Quote all of the data that follows exactly as written, skipping the images.

Provided data:
------------------------------------------------------------

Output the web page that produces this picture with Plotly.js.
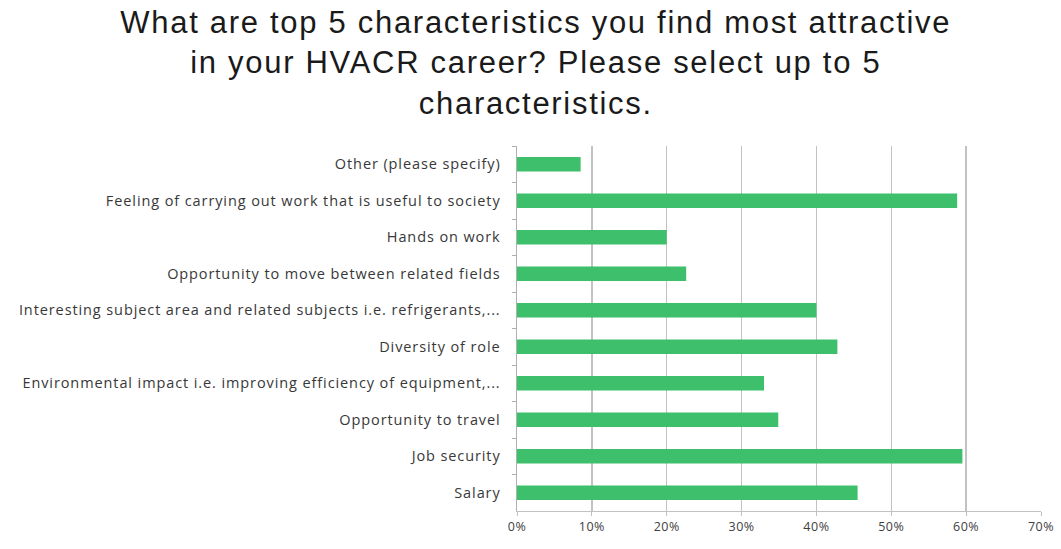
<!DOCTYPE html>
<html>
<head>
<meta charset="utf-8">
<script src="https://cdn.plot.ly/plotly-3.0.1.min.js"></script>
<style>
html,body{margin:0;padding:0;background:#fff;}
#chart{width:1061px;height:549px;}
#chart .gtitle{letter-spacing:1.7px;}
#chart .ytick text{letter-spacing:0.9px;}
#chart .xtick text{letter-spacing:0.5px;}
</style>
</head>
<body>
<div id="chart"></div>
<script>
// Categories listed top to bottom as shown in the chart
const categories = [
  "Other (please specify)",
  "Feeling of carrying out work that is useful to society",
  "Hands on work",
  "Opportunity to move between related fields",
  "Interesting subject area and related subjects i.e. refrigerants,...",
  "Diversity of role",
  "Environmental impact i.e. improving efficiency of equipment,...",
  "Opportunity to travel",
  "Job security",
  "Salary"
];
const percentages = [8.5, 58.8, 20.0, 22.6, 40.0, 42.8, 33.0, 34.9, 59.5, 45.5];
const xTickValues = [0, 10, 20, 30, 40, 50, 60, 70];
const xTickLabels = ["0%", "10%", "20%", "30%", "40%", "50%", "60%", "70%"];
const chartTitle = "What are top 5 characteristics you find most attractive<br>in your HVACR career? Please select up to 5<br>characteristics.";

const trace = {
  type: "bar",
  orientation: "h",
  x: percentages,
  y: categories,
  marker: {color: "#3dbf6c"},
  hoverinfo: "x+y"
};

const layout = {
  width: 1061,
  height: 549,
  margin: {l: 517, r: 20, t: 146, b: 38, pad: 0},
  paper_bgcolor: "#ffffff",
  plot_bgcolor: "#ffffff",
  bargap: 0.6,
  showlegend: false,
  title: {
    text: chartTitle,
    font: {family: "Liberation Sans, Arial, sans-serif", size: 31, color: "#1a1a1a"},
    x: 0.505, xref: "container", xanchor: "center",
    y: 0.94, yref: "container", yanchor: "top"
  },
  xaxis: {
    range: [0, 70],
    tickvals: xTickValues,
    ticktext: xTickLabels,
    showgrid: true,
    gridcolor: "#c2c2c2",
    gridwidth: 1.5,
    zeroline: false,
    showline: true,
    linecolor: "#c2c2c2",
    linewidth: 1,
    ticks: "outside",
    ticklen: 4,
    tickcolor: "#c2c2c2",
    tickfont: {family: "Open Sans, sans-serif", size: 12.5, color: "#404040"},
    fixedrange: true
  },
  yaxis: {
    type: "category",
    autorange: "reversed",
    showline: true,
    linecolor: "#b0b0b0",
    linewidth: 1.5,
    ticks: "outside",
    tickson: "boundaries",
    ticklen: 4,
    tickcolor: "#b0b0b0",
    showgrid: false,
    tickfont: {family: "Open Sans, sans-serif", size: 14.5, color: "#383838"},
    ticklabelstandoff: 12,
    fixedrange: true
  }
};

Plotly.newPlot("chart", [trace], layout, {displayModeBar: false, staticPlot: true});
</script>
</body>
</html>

------------------------------------------------------------

Response to this exercise:
Output the web page that produces this picture with Plotly.js.
<!DOCTYPE html>
<html>
<head>
<meta charset="utf-8">
<script src="https://cdn.plot.ly/plotly-3.0.1.min.js"></script>
<style>
html,body{margin:0;padding:0;background:#fff;}
#chart{width:1061px;height:549px;}
#chart .gtitle{letter-spacing:1.7px;}
#chart .ytick text{letter-spacing:0.9px;}
#chart .xtick text{letter-spacing:0.5px;}
</style>
</head>
<body>
<div id="chart"></div>
<script>
// Categories listed top to bottom as shown in the chart
const categories = [
  "Other (please specify)",
  "Feeling of carrying out work that is useful to society",
  "Hands on work",
  "Opportunity to move between related fields",
  "Interesting subject area and related subjects i.e. refrigerants,...",
  "Diversity of role",
  "Environmental impact i.e. improving efficiency of equipment,...",
  "Opportunity to travel",
  "Job security",
  "Salary"
];
const percentages = [8.5, 58.8, 20.0, 22.6, 40.0, 42.8, 33.0, 34.9, 59.5, 45.5];
const xTickValues = [0, 10, 20, 30, 40, 50, 60, 70];
const xTickLabels = ["0%", "10%", "20%", "30%", "40%", "50%", "60%", "70%"];
const chartTitle = "What are top 5 characteristics you find most attractive<br>in your HVACR career? Please select up to 5<br>characteristics.";

const trace = {
  type: "bar",
  orientation: "h",
  x: percentages,
  y: categories,
  marker: {color: "#3dbf6c"},
  hoverinfo: "x+y"
};

const layout = {
  width: 1061,
  height: 549,
  margin: {l: 517, r: 20, t: 146, b: 38, pad: 0},
  paper_bgcolor: "#ffffff",
  plot_bgcolor: "#ffffff",
  bargap: 0.6,
  showlegend: false,
  title: {
    text: chartTitle,
    font: {family: "Liberation Sans, Arial, sans-serif", size: 31, color: "#1a1a1a"},
    x: 0.505, xref: "container", xanchor: "center",
    y: 0.94, yref: "container", yanchor: "top"
  },
  xaxis: {
    range: [0, 70],
    tickvals: xTickValues,
    ticktext: xTickLabels,
    showgrid: true,
    gridcolor: "#c2c2c2",
    gridwidth: 1.5,
    zeroline: false,
    showline: true,
    linecolor: "#c2c2c2",
    linewidth: 1,
    ticks: "outside",
    ticklen: 4,
    tickcolor: "#c2c2c2",
    tickfont: {family: "Open Sans, sans-serif", size: 12.5, color: "#404040"},
    fixedrange: true
  },
  yaxis: {
    type: "category",
    autorange: "reversed",
    showline: true,
    linecolor: "#b0b0b0",
    linewidth: 1.5,
    ticks: "outside",
    tickson: "boundaries",
    ticklen: 4,
    tickcolor: "#b0b0b0",
    showgrid: false,
    tickfont: {family: "Open Sans, sans-serif", size: 14.5, color: "#383838"},
    ticklabelstandoff: 12,
    fixedrange: true
  }
};

Plotly.newPlot("chart", [trace], layout, {displayModeBar: false, staticPlot: true});
</script>
</body>
</html>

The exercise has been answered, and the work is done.